Q: I had quit my previous job on 30 November 2010 and joined my new company on the next day. However, I had to pay Rs 1,00,000 to my employers because I did not serve out the full notice period as per my contract requirement. My new employers asked me to pay the amount from my own resources which they said would be reimbursed to me. I followed the instructions and subsequently my present company paid me a cheque of Rs 1,00,000 as reimbursement. However, for the assessment year 2010-11, the amount that came to me as reimbursement has been added as my income for the year and made taxable. Since I did not get any additional money and this was only a reimbursement for what I paid to my previous employer from my own pocket, I would like to know whether I am liable to pay tax on the amount or should I seek refund?-Ajoy Dasgupta, e-mail
A: Yes, you are liable to pay tax on the said amount. Though the amount of Rs 1 lakh has been paid out of your own resources, any amount received from the employer would be taxable as the payment received by you relates to your employment contract. Likewise, any amount you receive from the employer shall be taxable in your hands.

Q: I want to invest Rs 5,000 every month in a bank recurring deposit for seven years. Should the interest earned on it be shown in an annual IT return every year or can I show the entire interest after seven years?

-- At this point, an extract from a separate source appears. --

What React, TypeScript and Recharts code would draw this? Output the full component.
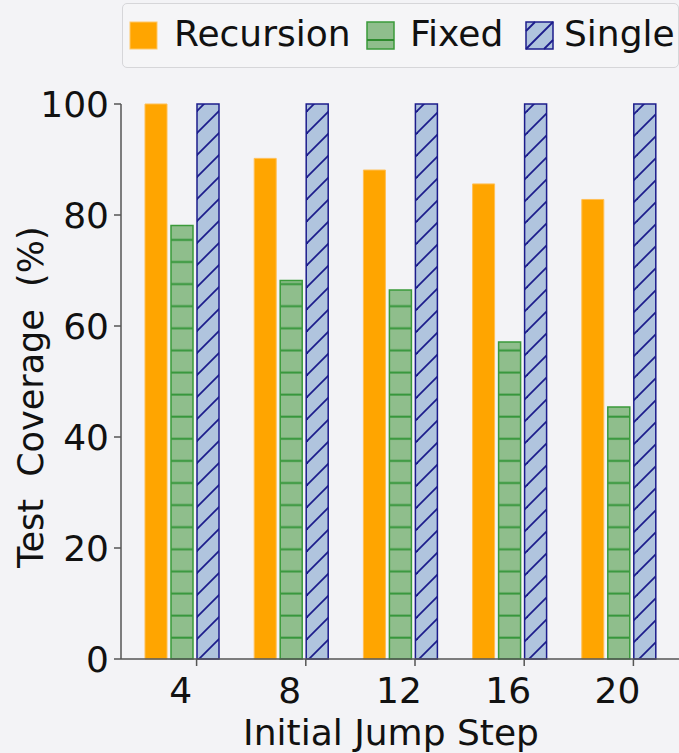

If I invest the above amount in my minor childs name, who will become an adult after 7 years, can the entire interest earned go to my childs account as she will be a major by then? -Vijay Mohan Reddy, Hyderabad
A: Interest earned on a recurring deposit is taxable on accrual basis i.e. every assessee is required to quote the amount of interest earned annually in their IT Returns. When investing in the name of your minor child, taxes need to be paid on the bank interest earned every month. This income may be clubbed with the parent's income according to the clubbing provisions. There's a benefit here-if your child's income is clubbed with yours, you can claim an annual exemption of Rs 1,500. This provision is available for up to two children.


Q: I have a family health policy with National Insurance. My wife and I are insured for Rs 1 lakh each and my daughter for Rs 50,000. I am availing a bonus of 25% as of now. I would like to convert this policy in August 2012, when it becomes due for renewal, to a family floater for Rs 1 lakh. Can the policy be converted and will the bonus continue? Is this a good move? If I can't convert, what is the next best thing to do? -Sachin Gavde, Mumbai
A: While porting your policy to another insurance company, you will have to check on the incumbent insurance company's policy of bonus carry-forward, as their underwriting principles would prevail in this situation. However, moving from a combined total of Rs 2.5 lakh coverage to a Rs 1 lakh cover is not recommended. Instead, you may want to consider a family floater policy of at leastRs 3 lakh to ensure adequate coverage for yourself, your spouse and child.